Stored data.
□ □ □

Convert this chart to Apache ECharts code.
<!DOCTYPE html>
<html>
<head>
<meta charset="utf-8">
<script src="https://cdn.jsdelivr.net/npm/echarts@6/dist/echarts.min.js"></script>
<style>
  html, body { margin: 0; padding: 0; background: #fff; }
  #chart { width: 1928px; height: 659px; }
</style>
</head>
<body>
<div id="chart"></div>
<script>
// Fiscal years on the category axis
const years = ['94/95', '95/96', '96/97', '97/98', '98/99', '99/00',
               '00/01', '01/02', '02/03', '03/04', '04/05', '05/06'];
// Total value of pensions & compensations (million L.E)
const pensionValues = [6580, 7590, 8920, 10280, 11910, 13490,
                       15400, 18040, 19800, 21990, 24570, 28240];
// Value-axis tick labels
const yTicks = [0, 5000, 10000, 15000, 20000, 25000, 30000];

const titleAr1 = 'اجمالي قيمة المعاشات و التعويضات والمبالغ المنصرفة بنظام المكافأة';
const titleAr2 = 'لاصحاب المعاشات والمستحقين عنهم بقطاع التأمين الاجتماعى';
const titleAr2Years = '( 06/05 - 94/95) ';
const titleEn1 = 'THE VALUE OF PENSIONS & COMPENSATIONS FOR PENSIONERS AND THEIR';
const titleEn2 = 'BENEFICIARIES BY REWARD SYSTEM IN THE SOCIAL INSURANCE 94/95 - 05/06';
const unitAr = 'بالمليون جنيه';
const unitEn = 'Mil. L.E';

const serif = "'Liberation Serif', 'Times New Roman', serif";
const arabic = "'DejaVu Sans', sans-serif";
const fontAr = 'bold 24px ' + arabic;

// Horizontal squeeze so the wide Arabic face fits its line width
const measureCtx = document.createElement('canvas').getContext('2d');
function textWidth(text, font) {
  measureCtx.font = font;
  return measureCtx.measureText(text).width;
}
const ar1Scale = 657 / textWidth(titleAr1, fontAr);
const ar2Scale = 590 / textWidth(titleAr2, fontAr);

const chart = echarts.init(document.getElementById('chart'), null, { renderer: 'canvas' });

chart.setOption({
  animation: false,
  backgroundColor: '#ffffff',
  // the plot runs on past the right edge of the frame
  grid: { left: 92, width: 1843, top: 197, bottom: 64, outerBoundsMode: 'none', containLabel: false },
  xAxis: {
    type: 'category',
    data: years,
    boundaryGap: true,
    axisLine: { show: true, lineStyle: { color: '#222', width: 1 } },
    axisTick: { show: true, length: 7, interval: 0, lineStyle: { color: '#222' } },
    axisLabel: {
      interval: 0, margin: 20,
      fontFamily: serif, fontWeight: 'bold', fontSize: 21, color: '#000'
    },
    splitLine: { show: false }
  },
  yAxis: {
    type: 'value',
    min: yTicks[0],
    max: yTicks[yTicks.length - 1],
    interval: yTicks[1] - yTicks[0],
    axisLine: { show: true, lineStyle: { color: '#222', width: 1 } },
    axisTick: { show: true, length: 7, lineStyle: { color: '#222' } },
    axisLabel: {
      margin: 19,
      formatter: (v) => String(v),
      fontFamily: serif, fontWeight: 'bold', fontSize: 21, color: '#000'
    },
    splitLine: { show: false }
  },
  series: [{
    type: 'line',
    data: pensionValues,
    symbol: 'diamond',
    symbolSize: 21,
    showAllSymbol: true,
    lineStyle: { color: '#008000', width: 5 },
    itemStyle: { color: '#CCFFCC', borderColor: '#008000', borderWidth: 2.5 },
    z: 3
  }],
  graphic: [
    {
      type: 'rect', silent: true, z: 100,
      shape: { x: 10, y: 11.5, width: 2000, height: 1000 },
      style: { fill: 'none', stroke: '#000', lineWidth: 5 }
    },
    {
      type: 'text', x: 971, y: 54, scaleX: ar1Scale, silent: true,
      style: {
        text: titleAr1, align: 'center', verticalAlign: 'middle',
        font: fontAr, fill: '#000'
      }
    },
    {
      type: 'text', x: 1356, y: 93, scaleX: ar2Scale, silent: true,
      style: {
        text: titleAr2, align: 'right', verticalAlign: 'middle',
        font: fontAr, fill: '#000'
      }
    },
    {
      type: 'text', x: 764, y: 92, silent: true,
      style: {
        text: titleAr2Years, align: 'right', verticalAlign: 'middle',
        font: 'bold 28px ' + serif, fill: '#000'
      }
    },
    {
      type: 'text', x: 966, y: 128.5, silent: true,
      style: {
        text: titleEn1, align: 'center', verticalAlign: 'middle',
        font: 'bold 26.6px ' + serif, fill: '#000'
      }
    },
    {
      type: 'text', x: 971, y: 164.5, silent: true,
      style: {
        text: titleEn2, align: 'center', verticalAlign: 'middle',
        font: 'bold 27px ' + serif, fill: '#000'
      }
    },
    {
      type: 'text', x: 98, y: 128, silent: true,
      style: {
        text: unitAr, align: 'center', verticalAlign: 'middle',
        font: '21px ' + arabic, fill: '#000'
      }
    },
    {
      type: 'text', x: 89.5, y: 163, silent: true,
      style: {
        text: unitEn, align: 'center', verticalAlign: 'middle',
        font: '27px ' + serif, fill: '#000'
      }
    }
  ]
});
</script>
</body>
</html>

□ □ □

All of the material above needs to be retyped word for word.

Convert this chart to Apache ECharts code.
<!DOCTYPE html>
<html>
<head>
<meta charset="utf-8">
<script src="https://cdn.jsdelivr.net/npm/echarts@6/dist/echarts.min.js"></script>
<style>
  html, body { margin: 0; padding: 0; background: #fff; }
  #chart { width: 1928px; height: 659px; }
</style>
</head>
<body>
<div id="chart"></div>
<script>
// Fiscal years on the category axis
const years = ['94/95', '95/96', '96/97', '97/98', '98/99', '99/00',
               '00/01', '01/02', '02/03', '03/04', '04/05', '05/06'];
// Total value of pensions & compensations (million L.E)
const pensionValues = [6580, 7590, 8920, 10280, 11910, 13490,
                       15400, 18040, 19800, 21990, 24570, 28240];
// Value-axis tick labels
const yTicks = [0, 5000, 10000, 15000, 20000, 25000, 30000];

const titleAr1 = 'اجمالي قيمة المعاشات و التعويضات والمبالغ المنصرفة بنظام المكافأة';
const titleAr2 = 'لاصحاب المعاشات والمستحقين عنهم بقطاع التأمين الاجتماعى';
const titleAr2Years = '( 06/05 - 94/95) ';
const titleEn1 = 'THE VALUE OF PENSIONS & COMPENSATIONS FOR PENSIONERS AND THEIR';
const titleEn2 = 'BENEFICIARIES BY REWARD SYSTEM IN THE SOCIAL INSURANCE 94/95 - 05/06';
const unitAr = 'بالمليون جنيه';
const unitEn = 'Mil. L.E';

const serif = "'Liberation Serif', 'Times New Roman', serif";
const arabic = "'DejaVu Sans', sans-serif";
const fontAr = 'bold 24px ' + arabic;

// Horizontal squeeze so the wide Arabic face fits its line width
const measureCtx = document.createElement('canvas').getContext('2d');
function textWidth(text, font) {
  measureCtx.font = font;
  return measureCtx.measureText(text).width;
}
const ar1Scale = 657 / textWidth(titleAr1, fontAr);
const ar2Scale = 590 / textWidth(titleAr2, fontAr);

const chart = echarts.init(document.getElementById('chart'), null, { renderer: 'canvas' });

chart.setOption({
  animation: false,
  backgroundColor: '#ffffff',
  // the plot runs on past the right edge of the frame
  grid: { left: 92, width: 1843, top: 197, bottom: 64, outerBoundsMode: 'none', containLabel: false },
  xAxis: {
    type: 'category',
    data: years,
    boundaryGap: true,
    axisLine: { show: true, lineStyle: { color: '#222', width: 1 } },
    axisTick: { show: true, length: 7, interval: 0, lineStyle: { color: '#222' } },
    axisLabel: {
      interval: 0, margin: 20,
      fontFamily: serif, fontWeight: 'bold', fontSize: 21, color: '#000'
    },
    splitLine: { show: false }
  },
  yAxis: {
    type: 'value',
    min: yTicks[0],
    max: yTicks[yTicks.length - 1],
    interval: yTicks[1] - yTicks[0],
    axisLine: { show: true, lineStyle: { color: '#222', width: 1 } },
    axisTick: { show: true, length: 7, lineStyle: { color: '#222' } },
    axisLabel: {
      margin: 19,
      formatter: (v) => String(v),
      fontFamily: serif, fontWeight: 'bold', fontSize: 21, color: '#000'
    },
    splitLine: { show: false }
  },
  series: [{
    type: 'line',
    data: pensionValues,
    symbol: 'diamond',
    symbolSize: 21,
    showAllSymbol: true,
    lineStyle: { color: '#008000', width: 5 },
    itemStyle: { color: '#CCFFCC', borderColor: '#008000', borderWidth: 2.5 },
    z: 3
  }],
  graphic: [
    {
      type: 'rect', silent: true, z: 100,
      shape: { x: 10, y: 11.5, width: 2000, height: 1000 },
      style: { fill: 'none', stroke: '#000', lineWidth: 5 }
    },
    {
      type: 'text', x: 971, y: 54, scaleX: ar1Scale, silent: true,
      style: {
        text: titleAr1, align: 'center', verticalAlign: 'middle',
        font: fontAr, fill: '#000'
      }
    },
    {
      type: 'text', x: 1356, y: 93, scaleX: ar2Scale, silent: true,
      style: {
        text: titleAr2, align: 'right', verticalAlign: 'middle',
        font: fontAr, fill: '#000'
      }
    },
    {
      type: 'text', x: 764, y: 92, silent: true,
      style: {
        text: titleAr2Years, align: 'right', verticalAlign: 'middle',
        font: 'bold 28px ' + serif, fill: '#000'
      }
    },
    {
      type: 'text', x: 966, y: 128.5, silent: true,
      style: {
        text: titleEn1, align: 'center', verticalAlign: 'middle',
        font: 'bold 26.6px ' + serif, fill: '#000'
      }
    },
    {
      type: 'text', x: 971, y: 164.5, silent: true,
      style: {
        text: titleEn2, align: 'center', verticalAlign: 'middle',
        font: 'bold 27px ' + serif, fill: '#000'
      }
    },
    {
      type: 'text', x: 98, y: 128, silent: true,
      style: {
        text: unitAr, align: 'center', verticalAlign: 'middle',
        font: '21px ' + arabic, fill: '#000'
      }
    },
    {
      type: 'text', x: 89.5, y: 163, silent: true,
      style: {
        text: unitEn, align: 'center', verticalAlign: 'middle',
        font: '27px ' + serif, fill: '#000'
      }
    }
  ]
});
</script>
</body>
</html>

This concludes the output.